The long history of the stock market tells us one of the best things you can do with your money is buy dividend stocks. Time and again studies show dividend stocks outperform nonpaying ones by healthy margins, and even when the market has generated negative returns across certain decades, income-generating stocks still produced gains.
Several years ago, J.P. Morgan Asset Management found that stocks that initiated and then raised their payouts over a 40-year period between 1972 and 2012 returned an average of 9.5% annually, versus just 1.6% for non-dividend-paying stocks. Over rolling three-year periods, the higher-yielding securities beat the low- and non-dividend-yielding securities about two-thirds of the time.
It’s one of the reasons why I think the defense industry is an excellent place to look for investments for a lifetime of passive income. They are in an essential industry that may see the rate of growth ebb and flow over the years, but it’s a rare period when defense expenditures will actually get cut. These are solid businesses offering generally stable growth that also tend to throw off equally dependable income streams for investors.
The following pair of defense stocks are great companies to own for the long term.
General Dynamics (GD -0.66%) is the third-largest defense contractors behind Lockheed Martin and Raytheon Technologies, and the latter was only catapulted into second place by its acquisition of United Technologies in 2020.
General Dynamics generated $38.5 billion in revenue last year, 79% of which came from defense contracts for military hardware such as nuclear submarines, the M1A2 Abrams tank, the Stryker combat vehicle, and assorted weapons systems including heavy machine guns and grenade launchers. The remainder comes from civilian business, primarily commercial jets sold under the Gulfstream banner, and it generated over $8.1 billion in revenue last year.
Both areas of focus have been lucrative for General Dynamics, helping to support its dividend. Earlier this year the defense contractor raised its quarterly payout 5.9% to $1.26 per share, or $5.04 per year, the 25th consecutive year it increased the dividend.
The yield is a healthy 2.2% annually, and with shares trading at 16 times next year’s earnings estimates, 1.7 times sales, and 15 times the free cash flow it produces, General Dynamics offers a great way to invest in defense with your portfolio.
You don’t normally think of 3M (MMM 3.23%) as a defense industry stock since it’s best known for its Post-It notepads, Scotch brand tape, and — more recently — N95 masks. But it also supplies products and services to the military, from protective solutions for surfaces and equipment to communication headsets, high visibility apparel, and eyewear.

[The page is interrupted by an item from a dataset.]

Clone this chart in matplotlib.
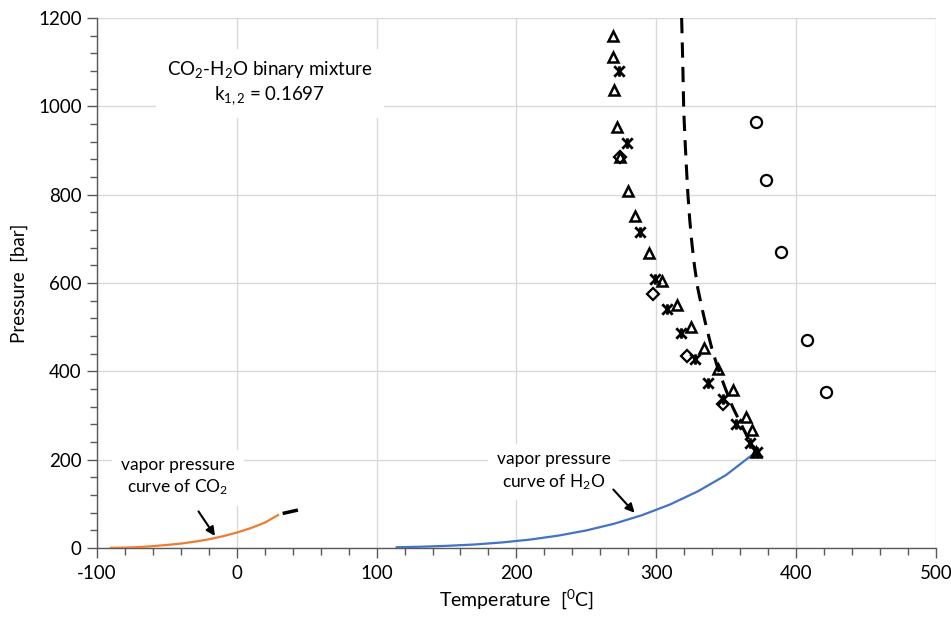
import matplotlib
matplotlib.use("Agg")
import matplotlib.pyplot as plt
from matplotlib.path import Path
from matplotlib.ticker import MultipleLocator

plt.rcParams['font.family'] = ['Lato', 'DejaVu Sans']
plt.rcParams['mathtext.fontset'] = 'custom'
plt.rcParams['mathtext.rm'] = 'Lato'
plt.rcParams['mathtext.it'] = 'Lato:italic'
plt.rcParams['axes.unicode_minus'] = False

# ---- data ----
tri_T = [268.9, 268.9, 269.6, 271.8, 273.9, 279.6, 284.6, 294.6, 303.9, 314.6,
         324.7, 334.0, 344.0, 354.7, 364.0, 368.3, 371.2]
tri_P = [1159, 1112, 1037, 953, 885, 808, 752, 668, 604, 550,
         500, 453, 405, 358, 297, 267, 217]

star_T = [273.2, 278.9, 288.2, 298.9, 307.5, 317.5, 327.5, 336.8, 347.6, 356.9, 366.9, 372.0]
star_P = [1080, 917, 715, 609, 541, 487, 428, 373, 337, 281, 238, 218]

dia_T = [273.9, 297.5, 321.8, 347.6]
dia_P = [885, 575, 435, 326]

circ_T = [371.2, 378.3, 389.0, 407.6, 421.2]
circ_P = [964, 833, 670, 471, 353]

model_T = [318.2, 319.0, 319.7, 320.6, 321.6, 322.7, 324.0, 325.6, 327.5, 329.7,
           332.6, 335.9, 339.7, 344.0, 349.0, 354.7, 360.0, 365.5, 371.2]
model_P = [1200, 1100, 992, 925, 863, 800, 743, 688, 636, 589,
           545, 500, 453, 408, 365, 319, 285, 250, 217]

co2_T = [-90, -80, -70, -60, -56.6, -50, -40, -30, -20, -10, 0, 10, 20, 29.5]
co2_P = [0.4, 0.9, 2.0, 4.1, 5.2, 6.8, 10.0, 14.3, 19.7, 26.5, 34.9, 45.0, 57.3, 74.5]

co2_ext_T = [34.0, 42.5]
co2_ext_P = [79, 85]

h2o_T = [114.4, 130, 150, 170, 190, 210, 230, 250, 270, 290, 310, 330, 350, 371.2]
h2o_P = [1.6, 2.7, 4.8, 7.9, 12.6, 19.1, 28.0, 39.7, 55.0, 74.4, 98.6, 128.6, 165.2, 217]

xticks = [-100, 0, 100, 200, 300, 400, 500]
yticks = [0, 200, 400, 600, 800, 1000, 1200]

# ---- figure ----
fig = plt.figure(figsize=(9.51, 6.18), dpi=100)
ax = fig.add_axes([0.102, 0.1133, 0.882, 0.8576])
ax.set_xlim(-100, 500)
ax.set_ylim(0, 1200)
ax.set_xticks(xticks)
ax.set_yticks(yticks)
ax.xaxis.set_minor_locator(MultipleLocator(20))
ax.yaxis.set_minor_locator(MultipleLocator(40))
ax.grid(True, which='major', color='#D9D9D9', lw=1.0, zorder=0)
ax.set_axisbelow(True)
for s in ['top', 'right']:
    ax.spines[s].set_visible(False)
for s in ['left', 'bottom']:
    ax.spines[s].set_color('#595959')
    ax.spines[s].set_linewidth(1.0)
ax.tick_params(which='major', direction='out', length=7, width=1, color='#595959',
               labelsize=13.5, labelcolor='black')
ax.tick_params(which='minor', direction='out', length=5, width=1, color='#595959')
ax.tick_params(axis='x', pad=5)
ax.tick_params(axis='y', pad=4)

ax.set_xlabel(r'Temperature  [$^{0}$C]', fontsize=14, labelpad=4)
ax.set_ylabel('Pressure  [bar]', fontsize=13.5, labelpad=7)

# curves
ax.plot(co2_T, co2_P, color='#ED7D31', lw=1.6, zorder=3)
ax.plot(co2_ext_T, co2_ext_P, color='black', lw=2.5, zorder=3)
ax.plot(h2o_T, h2o_P, color='#4472C4', lw=1.6, zorder=3)
ax.plot(model_T, model_P, color='black', lw=2.2, ls=(0, (5, 3)), zorder=3)

# markers
star = Path([(-1, -1), (1, 1), (-1, 1), (1, -1), (0, -1), (0, 1)],
            [Path.MOVETO, Path.LINETO, Path.MOVETO, Path.LINETO,
             Path.MOVETO, Path.LINETO])
ax.plot(tri_T, tri_P, ls='none', marker='^', ms=7.5, mfc='none', mec='black', mew=1.8, zorder=4)
ax.plot(star_T, star_P, ls='none', marker=star, ms=7.5, mfc='none', mec='black', mew=2.0, zorder=4)
ax.plot(dia_T, dia_P, ls='none', marker='D', ms=6.5, mfc='none', mec='black', mew=1.6, zorder=4)
ax.plot(circ_T, circ_P, ls='none', marker='o', ms=8, mfc='none', mec='black', mew=1.6, zorder=4)

# annotations
bbox = dict(boxstyle='square,pad=0.5', fc='white', ec='none')
ax.text(23.6, 1053, 'CO$_2$-H$_2$O binary mixture\nk$_{1,2}$ = 0.1697', ha='center', va='center',
        fontsize=13.5, linespacing=1.3, bbox=dict(boxstyle='square,pad=0.6', fc='white', ec='none'),
        zorder=2)
ax.text(-42, 161, 'vapor pressure\ncurve of CO$_2$', ha='center', va='center', fontsize=12.5,
        linespacing=1.3, bbox=bbox, zorder=2)
ax.text(226.7, 173, 'vapor pressure\ncurve of H$_2$O', ha='center', va='center', fontsize=12.5,
        linespacing=1.3, bbox=bbox, zorder=2)
ax.annotate('', xy=(-14.5, 22), xytext=(-28.5, 88),
            arrowprops=dict(arrowstyle='-|>', color='black', lw=1.5, mutation_scale=13), zorder=5)
ax.annotate('', xy=(285.9, 75), xytext=(268, 137),
            arrowprops=dict(arrowstyle='-|>', color='black', lw=1.5, mutation_scale=13), zorder=5)

fig.savefig('out.png', dpi=100, facecolor='white')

3M has been around for over 100 years and has weathered all kinds of economic markets and geopolitical events, and it remains a solid, growing $81 billion business. It generated $35.4 billion in sales last year, up 10% from the year before, with operating income growing 3% to $7.4 billion.
Notably, 3M has paid investors a dividend for virtually that entire time, and it has raised the payout for 64 straight years, which places it among a select group of stocks called Dividend Kings.
Through recessions and depressions, world wars and pandemics, 3M has persevered and will continue doing so as it pays its shareholders a stream of revenue over the course of their lifetimes.